Continuities and disruptions in urban land governance: the rise of the middle-class in Sub-Saharan Africa
Vanessa Melo (School of Architecture, University of Lisbon)
Paul Jenkins (University of the Witwatersrand)
Anna Mazzolini (Nationalmuseet)
Chrystal McMillan, Seminar Room 5
Wednesday 12 June, 16:15-17:45

Short abstract:

This panel will discuss how land access in urban areas is being changed by a growing middle-class and its socio-spatial impacts, dealing with continuities in urban governance, but also disruptions in balances that have been achieved between elites and the lower income majority since Independence.

Long abstract:

Since Independence, cities and towns have flourished in Sub-Saharan Africa, but usually through the expansion of peri-urban areas and with the majority of residents being lower income.
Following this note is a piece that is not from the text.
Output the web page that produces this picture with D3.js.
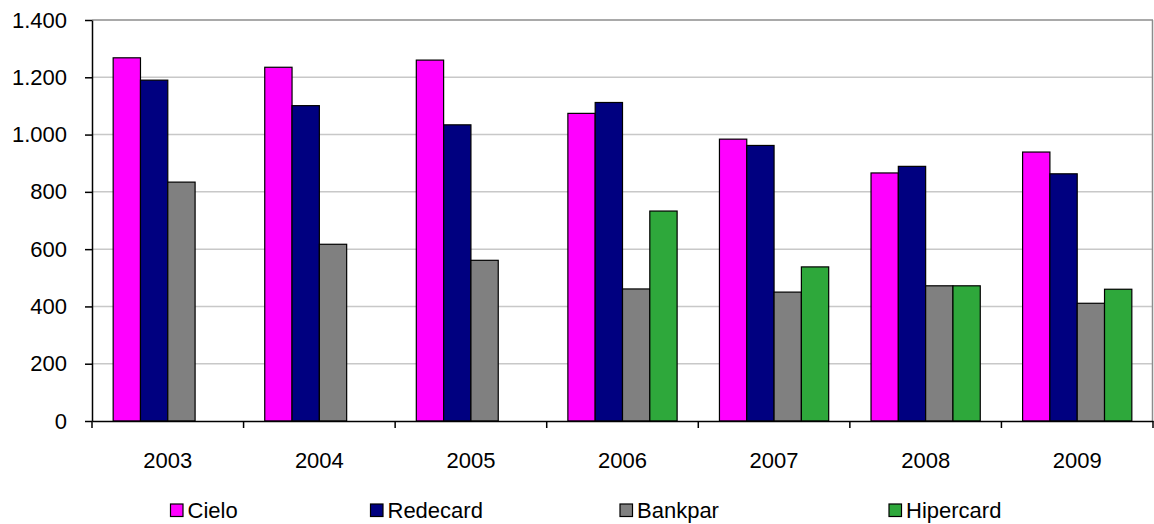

However, the recent economic expansion of the region has promoted the growth of a middle-class, which is nevertheless still ill defined. Simultaneously, soon the majority of urban populations will have been born in urban areas, but most countries still do not have urban policies or coherent strategies within their often-limited resources for engaging with these dynamics. This panel will discuss how urban areas are most recently being transformed by a growing middle-class - and include discussions on how the middle class can be defined, identified, measured and its urban impact ascertained. It thus deals with continuities in the nature of urbanity and urban land governance, but also disruptions of forms of balance which have been achieved between elites and the lower income majority since Independence, concerning governance of urban land in particular. Recent research has shown that there seems to be clear evidence of such continuities and disruptions and that urban space is thus increasingly contested, with concepts such as the 'right to the city', as conceived by Lefebvre, far from being achieved - indeed potentially being hijacked by the middle class. As the conference theme suggests, the panel will examine what forces are driving these processes? Has a tipping point emerged in recent years? If so, what are the intended and unintended consequences of this pivotal temporal moment for African urban space?